The U.S. Customs and Border Protection announced in September the selection of four companies that will build prototypes. Construction of the prototypes is set to begin as early as later this month, although it's unclear how urgent any groundbreaking in the project is to the administration. Trump last week struck a vaguely outlined deal with Democrats to protect an estimated 700,000 children of illegal immigrants who have spent years in the United States from deportation in exchange for stronger border security.

The prototype project is already funded through $20 million Congress set aside from this year's annual budget, but lawmakers on both sides of the aisle have said they don't plan to provide any other money for the wall.

In the deal last week with Democrats, Trump agreed not to demand funding for his border wall in exchange for signing the bill protecting the children of illegal immigrants, beneficiaries of President Obama's Deferred Action for Childhood Program, which has suffered several legal setbacks in the courts.

The litigation is not the first against Trump's promised border wall. Several environmental group, including the Center for Biological Diversity, have filed lawsuits arguing that the DHS waivers are unconstitutional. Additionally, Rep.

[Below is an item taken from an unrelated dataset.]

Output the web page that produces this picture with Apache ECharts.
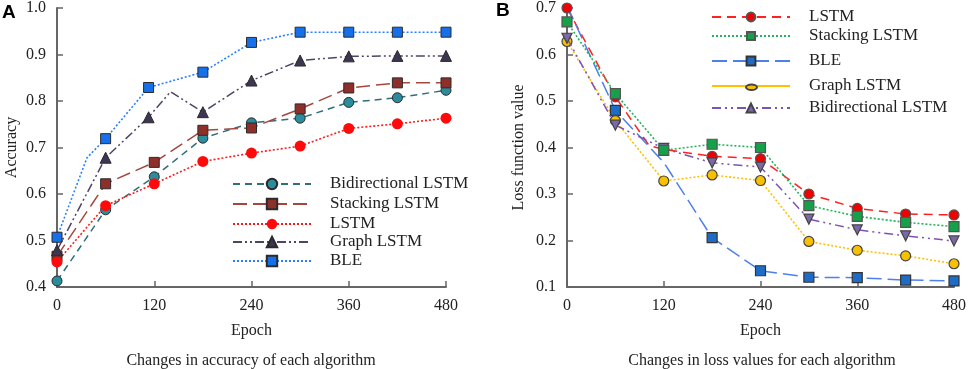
<!DOCTYPE html>
<html>
<head>
<meta charset="utf-8">
<script src="https://cdn.jsdelivr.net/npm/echarts@6/dist/echarts.min.js"></script>
<style>html,body{margin:0;padding:0;background:#fff}#c{width:969px;height:369px}</style>
</head>
<body>
<div id="c"></div>
<script>
// ---- data (epoch, value); a 3rd entry marks a point drawn without a marker ----
var xTicks = [0, 120, 240, 360, 480];

// Chart A: accuracy
var accBidir   = [[0,0.413],[60,0.566],[120,0.637],[180,0.720],[240,0.753],[300,0.763],[360,0.797],[420,0.807],[480,0.823]];
var accStack   = [[0,0.466],[60,0.622],[120,0.668],[180,0.737],[240,0.742],[300,0.783],[360,0.828],[420,0.839],[480,0.839]];
var accLSTM    = [[0,0.454],[60,0.575],[120,0.622],[180,0.670],[240,0.688],[300,0.703],[360,0.741],[420,0.751],[480,0.763]];
var accGraph   = [[0,0.479],[60,0.678],[113,0.765],[140,0.820,0],[180,0.776],[240,0.844],[300,0.887],[360,0.896],[420,0.897],[480,0.897]];
var accBLE     = [[0,0.507],[37,0.678,0],[60,0.719],[113,0.829],[180,0.862],[240,0.926],[300,0.948],[360,0.948],[420,0.948],[480,0.948]];

// Chart B: loss
var lossLSTM   = [[0,0.700],[60,0.509],[102,0.404,0],[120,0.396],[180,0.381],[240,0.376],[300,0.300],[360,0.269],[420,0.257],[480,0.255]];
var lossStack  = [[0,0.670],[60,0.516],[120,0.394],[180,0.407],[240,0.400],[300,0.275],[360,0.252],[420,0.239],[480,0.230]];
var lossBLE    = [[0,0.705],[60,0.480],[120,0.368,0],[180,0.206],[240,0.135],[300,0.121],[360,0.120],[420,0.115],[480,0.113]];
var lossGraph  = [[0,0.628],[60,0.458],[120,0.328],[180,0.341],[240,0.329],[300,0.198],[360,0.179],[420,0.167],[480,0.150]];
var lossBidir  = [[0,0.635],[60,0.448],[120,0.398],[180,0.367],[240,0.358],[300,0.246],[360,0.223],[420,0.210],[480,0.199]];

var FONT = 'Liberation Serif';

function pts(arr, extra) {
  return arr.map(function (p) {
    var o = { value: [p[0], p[1]] };
    if (p.length > 2) { o.symbol = 'none'; }
    else if (extra) { for (var k in extra) o[k] = extra[k]; }
    return o;
  });
}

function xAxisDef(gi) {
  return {
    type: 'value', gridIndex: gi, min: 0, max: 480, interval: 120,
    name: 'Epoch', nameLocation: 'middle', nameGap: 36,
    nameTextStyle: { fontFamily: FONT, fontSize: 16, color: '#222' },
    axisLine: { lineStyle: { color: '#666', width: 2 } },
    axisTick: { inside: true, length: 6, lineStyle: { color: '#666', width: 1.5 } },
    axisLabel: { fontFamily: FONT, fontSize: 16, color: '#222', margin: 11 },
    splitLine: { show: false }
  };
}
function yAxisDef(gi, min, max, name, gap) {
  return {
    type: 'value', gridIndex: gi, min: min, max: max, interval: 0.1,
    name: name, nameLocation: 'middle', nameGap: gap,
    nameTextStyle: { fontFamily: FONT, fontSize: 16, color: '#222' },
    axisLine: { show: true, lineStyle: { color: '#666', width: 2 } },
    axisTick: { show: true, inside: true, length: 6, lineStyle: { color: '#666', width: 1.5 } },
    axisLabel: { fontFamily: FONT, fontSize: 16, color: '#222', margin: 11,
      formatter: function (v) { return v.toFixed(1); } },
    splitLine: { show: false }
  };
}

function ser(name, gi, data, color, dash, width, sym, size, fill, border, bw, z) {
  return {
    name: name, type: 'line', xAxisIndex: gi, yAxisIndex: gi,
    data: data, symbol: sym, symbolSize: size, showSymbol: true,
    lineStyle: { color: color, type: dash, width: width },
    itemStyle: { color: fill, borderColor: border, borderWidth: bw },
    z: z || 2, animation: false
  };
}

var ellipse = 'path://M0,5A10,5 0 1,1 20,5A10,5 0 1,1 0,5Z';

var series = [
  ser('Bidirectional LSTM', 0, pts(accBidir), '#2f6f7a', [7,5], 1.5, 'circle', 10, '#2a8c9c', '#2b2b2b', 1),
  ser('Stacking LSTM', 0, pts(accStack), '#a5473f', [14,6], 1.5, 'rect', 10, '#8e2f29', '#2b2b2b', 1),
  ser('LSTM', 0, pts(accLSTM), '#ff1a1a', [2,2], 1.6, 'circle', 11, '#ff0a0a', '#ff0a0a', 0),
  ser('Graph LSTM', 0, pts(accGraph), '#4f4466', [9,3,2,3,2,3], 1.5, 'triangle', 11, '#3d3552', '#2b2b2b', 1),
  ser('BLE', 0, pts(accBLE), '#2a7fff', [2,2], 1.6, 'rect', 10, '#1670ea', '#2b2b2b', 1),

  ser('LSTM ', 1, pts(lossLSTM), '#ff2020', [9,6], 1.5, 'circle', 10, '#f00000', '#555', 1.2, 2),
  ser('Stacking LSTM ', 1, pts(lossStack), '#22b35a', [2,2], 1.6, 'rect', 10, '#16a04a', '#555', 1.2, 4),
  ser('BLE ', 1, pts(lossBLE), '#4d80ea', [15,6], 1.5, 'rect', 10, '#1e6cc8', '#333', 1.2, 2),
  ser('Graph LSTM ', 1, pts(lossGraph), '#ffc000', [2,2], 1.6, 'circle', 10, '#f7c000', '#444', 1.2, 2),
  ser('Bidirectional LSTM ', 1, pts(lossBidir, { symbolRotate: 180 }), '#7b52b8', [9,4,2,4,2,4], 1.5, 'triangle', 10, '#7a68a8', '#444', 1.2, 3)
];

function leg(name, left, cy, ih, extra) {
  var l = {
    left: left, top: cy - 9, itemWidth: 78, itemHeight: ih, selectedMode: false,
    padding: 0,
    textStyle: { fontFamily: FONT, fontSize: 17, color: '#222', lineHeight: 18, padding: [0,0,0,14] },
    data: [name]
  };
  if (extra) l.data = [Object.assign({ name: name }, extra)];
  return l;
}

var legends = [
  leg('Bidirectional LSTM', 232, 184, 13),
  leg('Stacking LSTM', 232, 204, 13),
  leg('LSTM', 232, 224, 13),
  leg('Graph LSTM', 232, 242, 13),
  leg('BLE', 232, 261, 13),
  leg('LSTM ', 711, 17, 11),
  leg('Stacking LSTM ', 711, 36, 10),
  leg('BLE ', 711, 61, 11),
  leg('Graph LSTM ', 711, 86, 12, { lineStyle: { type: 'solid' }, itemStyle: { color: 'rgba(0,0,0,0)', borderWidth: 0 } }),
  leg('Bidirectional LSTM ', 711, 108, 11),
  // ellipse marker drawn over the Graph LSTM legend line
  {
    left: 745, top: 83.5, itemWidth: 11, itemHeight: 5.5, selectedMode: false, padding: 0,
    formatter: function () { return ''; },
    textStyle: { fontSize: 5, lineHeight: 5, padding: 0 },
    data: [{ name: 'Graph LSTM ', icon: ellipse }]
  }
];

var chart = echarts.init(document.getElementById('c'), null, { renderer: 'canvas' });
chart.setOption({
  animation: false,
  backgroundColor: '#fff',
  grid: [
    { left: 57, top: 6, width: 389, height: 281 },
    { left: 567, top: 5, width: 390, height: 282 }
  ],
  xAxis: [xAxisDef(0), xAxisDef(1)],
  yAxis: [yAxisDef(0, 0.4, 1.0, 'Accuracy', 37), yAxisDef(1, 0.1, 0.7, 'Loss function value', 40)],
  legend: legends,
  series: series,
  graphic: [
    { type: 'text', x: 2, y: 3, style: { text: 'A', font: 'bold 19px "Liberation Sans"', fill: '#000' } },
    { type: 'text', x: 496, y: 1, style: { text: 'B', font: 'bold 19px "Liberation Sans"', fill: '#000' } },
    { type: 'text', x: 251, y: 361, style: { text: 'Changes in accuracy of each algorithm', font: '16px "Liberation Serif"', fill: '#222', align: 'center', verticalAlign: 'middle' } },
    { type: 'text', x: 762, y: 361, style: { text: 'Changes in loss values for each algorithm', font: '16px "Liberation Serif"', fill: '#222', align: 'center', verticalAlign: 'middle' } }
  ]
});
</script>
</body>
</html>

Raul Grijalva (D., Ariz.) in April asked a district court judge in his state to require an updated environmental review of the wall's impact before the DHS waived the laws requiring such an analysis.

Becerra's lawsuit against the border wall is just one of several steps Democrat-controlled California has taken in recent weeks both to send a message that that state is rejecting Trump's policies and to try to legally insulate the state from them.

On Tuesday, Becerra, along with representatives from 17 other states, filed an amicus brief with the United States Supreme Court opposing the administration's travel ban on people from six Muslim-majority countries.

Over the weekend, the state legislature passed a bill declaring California a "sanctuary state" that gave illegal immigrants protections from deportation by federal authorities and prevents local law enforcement from notifying U.S. Immigration and Customs Enforcement officials of illegal immigrants they are holding for alleged crimes.